The Streaming API service sends requests to BigQuery's Metadata service in order to handle incoming Streaming requests. This elevated volume of requests exceeded the capacity of the Metadata service which resulted in errors for BigQuery jobs API calls.

REMEDIATION AND PREVENTION:

The incident started at 17:03. Our monitoring detected the issue at 17:20 as error rates started to increase. Our engineers blocked traffic from the internal Google client causing the overload shortly thereafter which immediately started to mitigate the impact of the incident. Error rates dropped to normal by 18:14.

In order to prevent a recurrence of this type of incident we will enforce quotas for internal Google clients on requests to the Streaming service in order to prevent a single client sending too much traffic. We will also set the correct capacity limits for the Streaming API service based on improved load tests in order to ensure that internal clients cannot exceed the service's capacity.

We apologize again to customers impacted by this incident.

Jul 25, 2016 19:18

We experienced an issue with BigQuery streaming API returning 500/503 responses that has been resolved for all affected customers as of 18:11 US/Pacific. We will conduct an internal investigation of this issue and make appropriate improvements to our systems to prevent or minimize future recurrence. We will provide a more detailed analysis of this incident once we have completed our internal investigation.

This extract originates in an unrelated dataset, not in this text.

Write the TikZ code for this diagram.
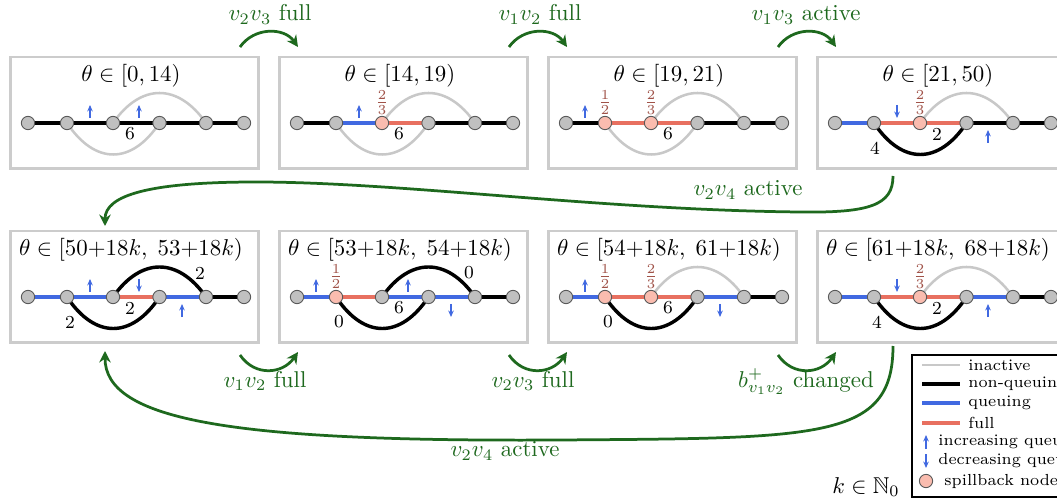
\documentclass[tikz,border=0pt]{standalone}
\usepackage{amssymb}
\usetikzlibrary{arrows.meta}
\definecolor{inact}{RGB}{200,200,200}
\definecolor{qblue}{RGB}{65,105,225}
\definecolor{fullred}{RGB}{232,112,96}
\definecolor{spill}{RGB}{250,188,175}
\definecolor{fraccol}{RGB}{160,82,72}
\definecolor{tgreen}{RGB}{30,105,30}
\definecolor{boxgray}{RGB}{204,204,204}
\definecolor{vgray}{RGB}{192,192,192}
\pgfdeclarelayer{bglayer}
\pgfdeclarelayer{edgelayer}
\pgfsetlayers{bglayer,edgelayer,main}
\tikzset{
 panelbox/.style={draw=boxgray, line width=1.3pt, minimum width=108.7pt, minimum height=48.9pt, inner sep=0pt},
 vtx/.style={circle, draw=black!65, fill=vgray, line width=0.4pt, minimum size=5.8pt, inner sep=0pt},
 spillv/.style={vtx, fill=spill},
 inE/.style={draw=inact, line width=1.1pt},
 kE/.style={draw=black, line width=1.5pt},
 bE/.style={draw=qblue, line width=1.5pt},
 rE/.style={draw=fullred, line width=1.5pt},
 qarr/.style={draw=qblue, line width=0.5pt, -{Stealth[length=2.8pt,width=2.4pt]}},
 elab/.style={font=\footnotesize, inner sep=0pt},
 fraclab/.style={font=\footnotesize, text=fraccol, inner sep=0.5pt, anchor=south},
 trans/.style={draw=tgreen, line width=1.2pt, -{Stealth[length=5pt,width=5pt]}},
 tlab/.style={text=tgreen, inner sep=0pt},
 ptitle/.style={inner sep=0pt},
 legt/.style={font=\scriptsize, anchor=west, inner sep=0pt},
}
\newcommand\mkpanel[6]{%
 \node[panelbox] (#1box) at (#2+124.5,#3+56) {};
 \node[ptitle] (#1t) at (#2+121,#3+19) {#4};
 \node[vtx] (#1a) at (#2+18,#3+66) {};
 \node[#5] (#1b) at (#2+57,#3+66) {};
 \node[#6] (#1c) at (#2+103,#3+66) {};
 \node[vtx] (#1d) at (#2+149.5,#3+66) {};
 \node[vtx] (#1e) at (#2+196,#3+66) {};
 \node[vtx] (#1f) at (#2+234,#3+66) {};
}
\newcommand\mkedges[8]{%
 \begin{pgfonlayer}{edgelayer}
 \draw[#2] (#1a.center) -- (#1b.center);
 \draw[#3] (#1b.center) -- (#1c.center);
 \draw[#4] (#1c.center) -- (#1d.center);
 \draw[#5] (#1d.center) -- (#1e.center);
 \draw[#6] (#1e.center) -- (#1f.center);
 \draw[#7] (#1c.center) .. controls +(28,-40) and +(-28,-40) .. (#1e.center);
 \draw[#8] (#1b.center) .. controls +(28,42) and +(-28,42) .. (#1d.center);
 \end{pgfonlayer}
}
\newcommand\qU[2]{\draw[qarr] (#1,#2) -- (#1,#2-13);}
\newcommand\qD[2]{\draw[qarr] (#1,#2) -- (#1,#2+13);}
\begin{document}
\begin{tikzpicture}[x=0.4367pt,y=-0.4367pt]
\useasboundingbox (0,0) rectangle (1057,501);
\clip (0,0) rectangle (1057,501);
\begin{pgfonlayer}{bglayer}
\fill[white] (0,0) rectangle (1057,501);
\end{pgfonlayer}

% ---------- top row ----------
\mkpanel{p1}{10}{57}{$\theta\in[0,14)$}{vtx}{vtx}
\mkedges{p1}{kE}{kE}{kE}{kE}{kE}{inE}{inE}
\node[elab] (p1m) at (130,134) {6};
\qU{90}{118}\qU{139}{118}

\mkpanel{p2}{279}{57}{$\theta\in[14,19)$}{vtx}{spillv}
\mkedges{p2}{kE}{bE}{rE}{kE}{kE}{inE}{inE}
\node[elab] (p2m) at (399,134) {6};
\node[fraclab] (p2fc) at (p2c.north) {$\frac{2}{3}$};
\qU{359}{118}

\mkpanel{p3}{548}{57}{$\theta\in[19,21)$}{spillv}{spillv}
\mkedges{p3}{kE}{rE}{rE}{kE}{kE}{inE}{inE}
\node[elab] (p3m) at (668,134) {6};
\node[fraclab] (p3fb) at (p3b.north) {$\frac{1}{2}$};
\node[fraclab] (p3fc) at (p3c.north) {$\frac{2}{3}$};
\qU{585}{118}

\mkpanel{p4}{817}{57}{$\theta\in[21,50)$}{vtx}{spillv}
\mkedges{p4}{bE}{rE}{rE}{kE}{kE}{inE}{kE}
\node[elab] (p4m) at (937,134) {2};
\node[elab] (p4l) at (875,148) {4};
\node[fraclab] (p4fc) at (p4c.north) {$\frac{2}{3}$};
\qD{897}{105}\qU{988}{143}

% ---------- bottom row ----------
\mkpanel{p5}{10}{231}{$\theta\in[50{+}18k,\;53{+}18k)$}{vtx}{vtx}
\mkedges{p5}{bE}{bE}{rE}{bE}{kE}{kE}{kE}
\node[elab] (p5m) at (130,308) {2};
\node[elab] (p5l) at (70,322) {2};
\node[elab] (p5u) at (200,273) {2};
\qU{90}{292}\qD{139}{279}\qU{182}{317}

\mkpanel{p6}{279}{231}{$\theta\in[53{+}18k,\;54{+}18k)$}{spillv}{vtx}
\mkedges{p6}{bE}{rE}{bE}{bE}{kE}{kE}{kE}
\node[elab] (p6m) at (399,308) {6};
\node[elab] (p6l) at (339,322) {0};
\node[elab] (p6u) at (469,273) {0};
\node[fraclab] (p6fb) at (p6b.north) {$\frac{1}{2}$};
\qU{316}{292}\qU{408}{292}\qD{451}{304}

\mkpanel{p7}{548}{231}{$\theta\in[54{+}18k,\;61{+}18k)$}{spillv}{spillv}
\mkedges{p7}{bE}{rE}{rE}{bE}{kE}{inE}{kE}
\node[elab] (p7m) at (668,308) {6};
\node[elab] (p7l) at (608,322) {0};
\node[fraclab] (p7fb) at (p7b.north) {$\frac{1}{2}$};
\node[fraclab] (p7fc) at (p7c.north) {$\frac{2}{3}$};
\qU{585}{292}\qD{720}{304}

\mkpanel{p8}{817}{231}{$\theta\in[61{+}18k,\;68{+}18k)$}{vtx}{spillv}
\mkedges{p8}{bE}{rE}{rE}{bE}{kE}{inE}{kE}
\node[elab] (p8m) at (937,308) {2};
\node[elab] (p8l) at (877,322) {4};
\node[fraclab] (p8fc) at (p8c.north) {$\frac{2}{3}$};
\qD{897}{279}\qU{988}{317}

% ---------- transitions ----------
\coordinate (ta1) at (240,47); \coordinate (tb1) at (298,47);
\coordinate (ta2) at (509,47); \coordinate (tb2) at (567,47);
\coordinate (ta3) at (778,47); \coordinate (tb3) at (836,47);
\draw[trans] (ta1) .. controls +(14,-20) and +(-14,-20) .. (tb1);
\draw[trans] (ta2) .. controls +(14,-20) and +(-14,-20) .. (tb2);
\draw[trans] (ta3) .. controls +(14,-20) and +(-14,-20) .. (tb3);
\node[tlab,anchor=base] (tl1) at (270,21) {$v_2v_3$ full};
\node[tlab,anchor=base] (tl2) at (540,21) {$v_1v_2$ full};
\node[tlab,anchor=base] (tl3) at (806,21) {$v_1v_3$ active};

\coordinate (ba1) at (240,355); \coordinate (bb1) at (298,352);
\coordinate (ba2) at (509,355); \coordinate (bb2) at (567,352);
\coordinate (ba3) at (778,355); \coordinate (bb3) at (836,352);
\draw[trans] (ba1) .. controls +(15,22) and +(-15,22) .. (bb1);
\draw[trans] (ba2) .. controls +(15,22) and +(-15,22) .. (bb2);
\draw[trans] (ba3) .. controls +(15,22) and +(-15,22) .. (bb3);
\node[tlab,anchor=base] (bl1) at (265,387) {$v_1v_2$ full};
\node[tlab,anchor=base] (bl2) at (533,387) {$v_2v_3$ full};
\node[tlab,anchor=base] (bl3) at (806,387) {$b^+_{v_1v_2}$ changed};

\coordinate (ms) at (893,176);
\coordinate (me) at (105,226);
\draw[trans] (ms) .. controls (893,205) and (870,213) .. (800,212)
   .. controls (600,210) and (400,182) .. (256,182)
   .. controls (150,182) and (105,195) .. (me);
\node[tlab] (ml) at (748,190) {$v_2v_4$ active};

\coordinate (ls) at (893,346);
\coordinate (le) at (105,351);
\draw[trans] (ls) .. controls (893,440) and (820,438) .. (560,440)
   .. controls (230,442) and (105,420) .. (le);
\node[tlab] (ll) at (505,451) {$v_2v_4$ active};

% ---------- legend ----------
\draw[black, line width=0.5pt] (912,355) rectangle (1130,497);
\draw[inE] (922,365) -- (960,365); \node[legt] (lg1) at (968,365) {inactive};
\draw[kE] (922,384) -- (960,384); \node[legt] (lg2) at (968,384) {non-queuing};
\draw[bE] (922,403) -- (960,403); \node[legt] (lg3) at (968,403) {queuing};
\draw[rE] (922,423) -- (960,423); \node[legt] (lg4) at (968,423) {full};
\draw[qarr] (926,449) -- (926,435); \node[legt] (lg5) at (938,442) {increasing queue};
\draw[qarr] (926,454) -- (926,468); \node[legt] (lg6) at (938,461) {decreasing queue};
\node[spillv] (lgs) at (926,481) {}; \node[legt] (lg7) at (944,481) {spillback node};

\node (kn) at (866,487) {$k\in\mathbb{N}_0$};
\end{tikzpicture}
\end{document}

We experienced an issue with BigQuery streaming API returning 500/503 responses that has been resolved for all affected customers as of 18:11 US/Pacific. We will conduct an internal investigation of this issue and make appropriate improvements to our systems to prevent or minimize future recurrence. We will provide a more detailed analysis of this incident once we have completed our internal investigation.